New Study Highlights Gaps in AI Search Accuracy and Reliability

Image by Pexels

This post is also available in: עברית (Hebrew)

A recent study has raised important concerns about the reliability of AI-powered search tools, showing that many of their responses are not backed by the sources they cite. The findings suggest that while these tools may be fast and convenient, their outputs often require closer scrutiny.

The study, conducted by researchers at Salesforce AI Research, examined the performance of several leading AI-based search platforms—including Perplexity, You.com, Microsoft’s Bing Chat, and OpenAI’s GPT-4.5—using a purpose-built evaluation framework called DeepTRACE. The audit involved more than 300 questions and assessed the tools across eight different criteria.

According to TechXplore, the results showed significant inconsistencies. GPT-4.5, for example, produced unsupported claims in nearly half of its responses (47%), while other tools ranged between 30% and 40%. In many cases, citations either failed to support the claim or were unrelated altogether.

The audit also tested how these systems handle two types of questions: debate-oriented prompts, which involve contentious or politically sensitive topics, and expertise-driven queries that demand subject-specific knowledge. In debate scenarios, AI responses often presented a one-sided viewpoint, with little consideration for counterarguments.
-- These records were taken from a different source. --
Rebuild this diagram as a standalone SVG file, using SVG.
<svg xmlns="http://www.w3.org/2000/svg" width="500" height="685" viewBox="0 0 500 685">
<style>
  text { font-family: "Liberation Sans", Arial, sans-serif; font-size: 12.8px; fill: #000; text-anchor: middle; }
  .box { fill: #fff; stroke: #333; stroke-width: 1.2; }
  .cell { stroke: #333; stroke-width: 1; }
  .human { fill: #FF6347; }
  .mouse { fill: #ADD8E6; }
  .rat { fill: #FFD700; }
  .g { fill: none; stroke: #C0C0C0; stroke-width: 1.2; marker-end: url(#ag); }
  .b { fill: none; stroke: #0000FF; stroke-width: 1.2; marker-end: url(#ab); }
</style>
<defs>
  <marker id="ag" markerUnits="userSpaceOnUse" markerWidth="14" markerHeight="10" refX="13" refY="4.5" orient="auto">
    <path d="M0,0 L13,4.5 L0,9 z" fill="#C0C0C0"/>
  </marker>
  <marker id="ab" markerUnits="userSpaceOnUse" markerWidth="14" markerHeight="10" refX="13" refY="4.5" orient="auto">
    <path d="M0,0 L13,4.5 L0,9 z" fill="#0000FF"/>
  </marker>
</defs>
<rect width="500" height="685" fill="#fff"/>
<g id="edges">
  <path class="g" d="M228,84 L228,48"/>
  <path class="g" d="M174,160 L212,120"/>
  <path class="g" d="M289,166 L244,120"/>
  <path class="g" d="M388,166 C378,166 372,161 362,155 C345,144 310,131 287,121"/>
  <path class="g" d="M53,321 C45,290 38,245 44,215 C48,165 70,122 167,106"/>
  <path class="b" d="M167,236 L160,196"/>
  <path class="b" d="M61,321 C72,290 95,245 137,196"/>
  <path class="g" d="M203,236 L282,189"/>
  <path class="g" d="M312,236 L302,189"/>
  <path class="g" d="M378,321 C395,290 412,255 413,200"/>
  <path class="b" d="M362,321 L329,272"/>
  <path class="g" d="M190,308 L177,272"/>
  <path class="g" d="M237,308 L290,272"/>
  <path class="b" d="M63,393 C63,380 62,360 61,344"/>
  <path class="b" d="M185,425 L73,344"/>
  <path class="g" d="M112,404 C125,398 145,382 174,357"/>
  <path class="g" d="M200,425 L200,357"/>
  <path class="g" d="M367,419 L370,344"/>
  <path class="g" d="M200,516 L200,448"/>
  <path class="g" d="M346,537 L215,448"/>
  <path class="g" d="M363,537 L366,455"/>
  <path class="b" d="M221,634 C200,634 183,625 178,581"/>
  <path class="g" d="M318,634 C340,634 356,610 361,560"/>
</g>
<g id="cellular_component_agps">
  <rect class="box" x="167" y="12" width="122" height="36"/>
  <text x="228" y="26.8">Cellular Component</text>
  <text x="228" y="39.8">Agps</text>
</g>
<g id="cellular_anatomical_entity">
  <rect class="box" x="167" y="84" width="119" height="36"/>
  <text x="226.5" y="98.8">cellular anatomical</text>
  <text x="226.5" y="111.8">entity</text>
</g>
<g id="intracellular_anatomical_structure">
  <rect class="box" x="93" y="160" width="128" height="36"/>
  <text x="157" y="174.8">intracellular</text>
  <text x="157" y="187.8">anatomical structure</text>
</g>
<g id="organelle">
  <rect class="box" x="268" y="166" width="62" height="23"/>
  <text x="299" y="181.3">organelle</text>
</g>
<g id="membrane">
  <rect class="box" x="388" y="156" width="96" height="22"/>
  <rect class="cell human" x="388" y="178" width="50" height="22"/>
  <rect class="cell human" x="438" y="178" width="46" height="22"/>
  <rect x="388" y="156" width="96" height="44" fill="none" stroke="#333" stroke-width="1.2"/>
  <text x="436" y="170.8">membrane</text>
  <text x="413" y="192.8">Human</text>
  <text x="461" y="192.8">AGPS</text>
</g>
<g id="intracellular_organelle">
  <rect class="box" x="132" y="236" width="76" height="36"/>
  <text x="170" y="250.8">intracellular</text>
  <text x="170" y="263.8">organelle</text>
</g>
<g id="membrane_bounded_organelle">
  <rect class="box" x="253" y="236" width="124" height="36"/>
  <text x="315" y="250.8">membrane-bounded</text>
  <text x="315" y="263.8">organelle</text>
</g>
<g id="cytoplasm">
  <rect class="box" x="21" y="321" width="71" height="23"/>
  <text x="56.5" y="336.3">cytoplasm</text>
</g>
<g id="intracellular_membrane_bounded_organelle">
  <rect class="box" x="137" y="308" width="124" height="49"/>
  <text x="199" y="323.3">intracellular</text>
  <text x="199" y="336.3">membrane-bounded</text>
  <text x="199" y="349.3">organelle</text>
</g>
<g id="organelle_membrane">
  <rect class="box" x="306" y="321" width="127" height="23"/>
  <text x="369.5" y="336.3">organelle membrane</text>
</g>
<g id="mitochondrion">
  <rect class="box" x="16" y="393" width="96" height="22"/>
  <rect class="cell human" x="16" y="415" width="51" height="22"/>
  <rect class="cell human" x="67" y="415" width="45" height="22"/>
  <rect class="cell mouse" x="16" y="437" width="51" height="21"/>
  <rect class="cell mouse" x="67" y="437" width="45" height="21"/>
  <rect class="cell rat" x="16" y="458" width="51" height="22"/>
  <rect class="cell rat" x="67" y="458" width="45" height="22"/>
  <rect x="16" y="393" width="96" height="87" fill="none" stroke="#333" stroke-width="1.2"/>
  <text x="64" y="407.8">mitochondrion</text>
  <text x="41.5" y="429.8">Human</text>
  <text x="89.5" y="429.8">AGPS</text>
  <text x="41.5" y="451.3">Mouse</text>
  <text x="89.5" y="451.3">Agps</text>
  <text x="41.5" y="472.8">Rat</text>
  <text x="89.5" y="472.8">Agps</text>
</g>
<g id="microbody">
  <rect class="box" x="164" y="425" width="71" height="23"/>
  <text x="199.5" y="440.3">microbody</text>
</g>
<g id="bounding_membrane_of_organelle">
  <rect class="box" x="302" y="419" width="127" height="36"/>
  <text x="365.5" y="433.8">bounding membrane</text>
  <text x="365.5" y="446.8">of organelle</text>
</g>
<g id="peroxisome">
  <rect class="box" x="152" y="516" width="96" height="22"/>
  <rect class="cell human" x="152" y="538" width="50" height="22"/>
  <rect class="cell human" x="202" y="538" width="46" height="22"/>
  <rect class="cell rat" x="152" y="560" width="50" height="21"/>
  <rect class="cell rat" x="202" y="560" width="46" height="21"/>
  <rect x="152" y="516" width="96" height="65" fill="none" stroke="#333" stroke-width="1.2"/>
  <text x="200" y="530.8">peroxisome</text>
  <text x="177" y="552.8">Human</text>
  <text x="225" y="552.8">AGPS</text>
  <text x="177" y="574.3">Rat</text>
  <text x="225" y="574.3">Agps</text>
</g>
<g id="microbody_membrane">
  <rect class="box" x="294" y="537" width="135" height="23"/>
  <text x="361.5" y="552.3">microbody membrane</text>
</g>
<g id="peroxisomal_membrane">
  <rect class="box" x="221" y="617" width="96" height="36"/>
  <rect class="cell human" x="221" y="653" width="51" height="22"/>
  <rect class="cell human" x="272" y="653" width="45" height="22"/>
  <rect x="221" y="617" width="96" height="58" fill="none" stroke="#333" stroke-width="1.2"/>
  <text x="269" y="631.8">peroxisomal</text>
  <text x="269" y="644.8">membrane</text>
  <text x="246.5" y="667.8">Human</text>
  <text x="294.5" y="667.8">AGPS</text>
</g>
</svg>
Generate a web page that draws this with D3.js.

These unbalanced replies were frequently delivered in an authoritative tone, raising concerns about their potential to reinforce user biases and limit exposure to diverse perspectives.

Human reviewers verified the results produced by DeepTRACE to ensure the findings were accurate and reflective of real-world usage.

Beyond identifying flaws, the study also demonstrates a path forward. DeepTRACE provides a practical method for systematically evaluating how AI systems handle information retrieval and citation. The researchers argue that such frameworks are essential as AI tools become more integrated into public and professional information workflows.

While AI continues to offer benefits in automating search and research tasks, the findings serve as a reminder that users should approach outputs critically and verify sources when accuracy matters.

The full findings are available on the arXiv preprint server.